## What this task involves
Exclude the pictures; give every entry again exactly as written.

## Task data
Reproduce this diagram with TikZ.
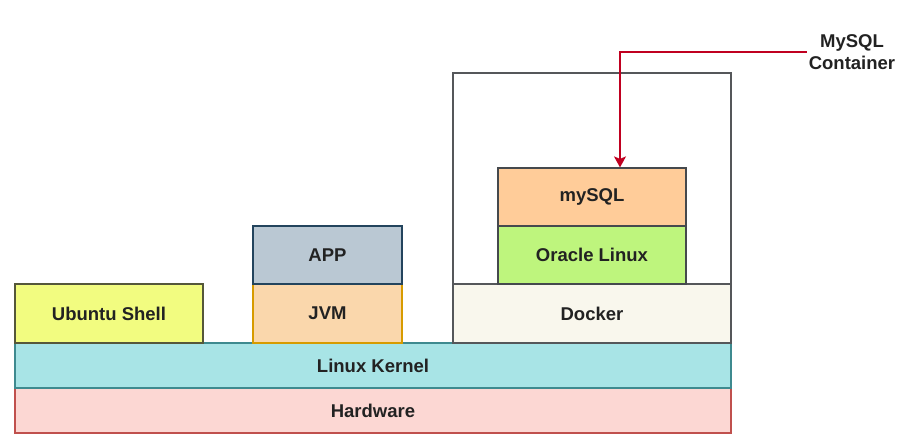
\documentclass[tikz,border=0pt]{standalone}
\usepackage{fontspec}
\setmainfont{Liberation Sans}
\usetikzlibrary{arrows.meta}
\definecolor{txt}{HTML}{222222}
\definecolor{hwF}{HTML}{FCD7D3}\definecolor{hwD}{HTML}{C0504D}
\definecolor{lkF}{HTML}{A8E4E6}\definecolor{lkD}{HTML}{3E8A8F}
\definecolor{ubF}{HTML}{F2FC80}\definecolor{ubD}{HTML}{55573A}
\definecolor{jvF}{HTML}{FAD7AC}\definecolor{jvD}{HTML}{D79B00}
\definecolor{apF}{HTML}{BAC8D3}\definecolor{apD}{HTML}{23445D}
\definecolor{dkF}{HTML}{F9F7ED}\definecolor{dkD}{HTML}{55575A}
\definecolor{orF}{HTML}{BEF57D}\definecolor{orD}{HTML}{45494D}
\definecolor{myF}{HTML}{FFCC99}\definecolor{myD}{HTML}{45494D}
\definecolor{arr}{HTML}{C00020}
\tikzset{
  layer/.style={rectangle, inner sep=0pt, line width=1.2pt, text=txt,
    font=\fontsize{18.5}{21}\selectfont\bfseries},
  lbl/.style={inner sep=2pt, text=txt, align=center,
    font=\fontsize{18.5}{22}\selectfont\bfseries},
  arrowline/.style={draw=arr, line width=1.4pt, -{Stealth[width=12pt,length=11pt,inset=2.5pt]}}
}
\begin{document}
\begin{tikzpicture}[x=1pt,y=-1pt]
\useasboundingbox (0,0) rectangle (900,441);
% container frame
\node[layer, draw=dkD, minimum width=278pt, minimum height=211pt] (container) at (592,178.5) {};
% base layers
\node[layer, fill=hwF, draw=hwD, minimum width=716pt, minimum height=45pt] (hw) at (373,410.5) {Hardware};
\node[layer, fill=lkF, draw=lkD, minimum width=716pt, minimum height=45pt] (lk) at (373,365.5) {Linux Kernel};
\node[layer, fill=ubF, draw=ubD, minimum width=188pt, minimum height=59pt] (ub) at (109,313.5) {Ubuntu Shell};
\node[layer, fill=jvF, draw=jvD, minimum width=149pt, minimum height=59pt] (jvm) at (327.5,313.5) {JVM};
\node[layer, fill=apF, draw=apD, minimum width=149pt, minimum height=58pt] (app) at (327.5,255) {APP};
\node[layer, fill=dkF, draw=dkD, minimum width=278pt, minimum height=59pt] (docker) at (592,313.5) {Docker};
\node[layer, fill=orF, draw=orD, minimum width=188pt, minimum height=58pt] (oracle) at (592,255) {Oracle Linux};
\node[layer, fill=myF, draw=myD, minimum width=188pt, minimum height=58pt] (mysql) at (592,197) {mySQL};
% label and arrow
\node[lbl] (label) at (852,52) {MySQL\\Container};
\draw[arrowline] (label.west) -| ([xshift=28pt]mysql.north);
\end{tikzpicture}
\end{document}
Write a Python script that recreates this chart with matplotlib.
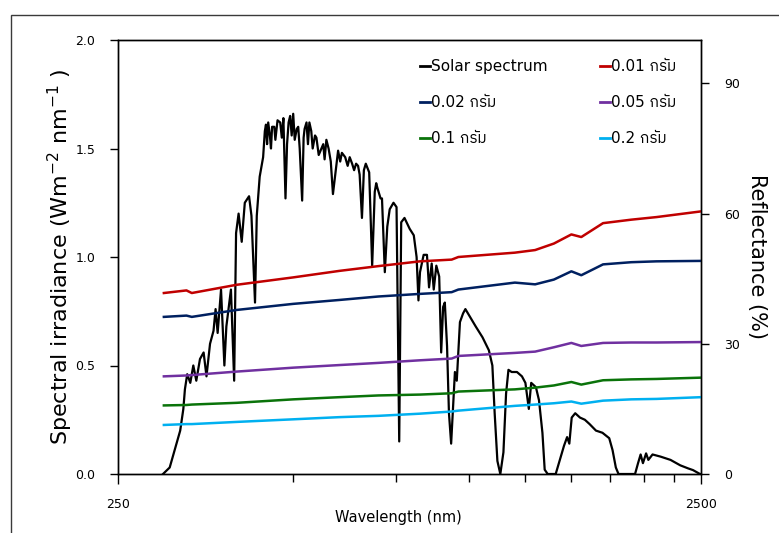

## Exercise result
Reproduce this diagram with TikZ.
\documentclass[tikz,border=0pt]{standalone}
\usepackage{fontspec}
\setmainfont{Liberation Sans}
\usetikzlibrary{arrows.meta}
\definecolor{txt}{HTML}{222222}
\definecolor{hwF}{HTML}{FCD7D3}\definecolor{hwD}{HTML}{C0504D}
\definecolor{lkF}{HTML}{A8E4E6}\definecolor{lkD}{HTML}{3E8A8F}
\definecolor{ubF}{HTML}{F2FC80}\definecolor{ubD}{HTML}{55573A}
\definecolor{jvF}{HTML}{FAD7AC}\definecolor{jvD}{HTML}{D79B00}
\definecolor{apF}{HTML}{BAC8D3}\definecolor{apD}{HTML}{23445D}
\definecolor{dkF}{HTML}{F9F7ED}\definecolor{dkD}{HTML}{55575A}
\definecolor{orF}{HTML}{BEF57D}\definecolor{orD}{HTML}{45494D}
\definecolor{myF}{HTML}{FFCC99}\definecolor{myD}{HTML}{45494D}
\definecolor{arr}{HTML}{C00020}
\tikzset{
  layer/.style={rectangle, inner sep=0pt, line width=1.2pt, text=txt,
    font=\fontsize{18.5}{21}\selectfont\bfseries},
  lbl/.style={inner sep=2pt, text=txt, align=center,
    font=\fontsize{18.5}{22}\selectfont\bfseries},
  arrowline/.style={draw=arr, line width=1.4pt, -{Stealth[width=12pt,length=11pt,inset=2.5pt]}}
}
\begin{document}
\begin{tikzpicture}[x=1pt,y=-1pt]
\useasboundingbox (0,0) rectangle (900,441);
% container frame
\node[layer, draw=dkD, minimum width=278pt, minimum height=211pt] (container) at (592,178.5) {};
% base layers
\node[layer, fill=hwF, draw=hwD, minimum width=716pt, minimum height=45pt] (hw) at (373,410.5) {Hardware};
\node[layer, fill=lkF, draw=lkD, minimum width=716pt, minimum height=45pt] (lk) at (373,365.5) {Linux Kernel};
\node[layer, fill=ubF, draw=ubD, minimum width=188pt, minimum height=59pt] (ub) at (109,313.5) {Ubuntu Shell};
\node[layer, fill=jvF, draw=jvD, minimum width=149pt, minimum height=59pt] (jvm) at (327.5,313.5) {JVM};
\node[layer, fill=apF, draw=apD, minimum width=149pt, minimum height=58pt] (app) at (327.5,255) {APP};
\node[layer, fill=dkF, draw=dkD, minimum width=278pt, minimum height=59pt] (docker) at (592,313.5) {Docker};
\node[layer, fill=orF, draw=orD, minimum width=188pt, minimum height=58pt] (oracle) at (592,255) {Oracle Linux};
\node[layer, fill=myF, draw=myD, minimum width=188pt, minimum height=58pt] (mysql) at (592,197) {mySQL};
% label and arrow
\node[lbl] (label) at (852,52) {MySQL\\Container};
\draw[arrowline] (label.west) -| ([xshift=28pt]mysql.north);
\end{tikzpicture}
\end{document}
Write a Python script that recreates this chart with matplotlib.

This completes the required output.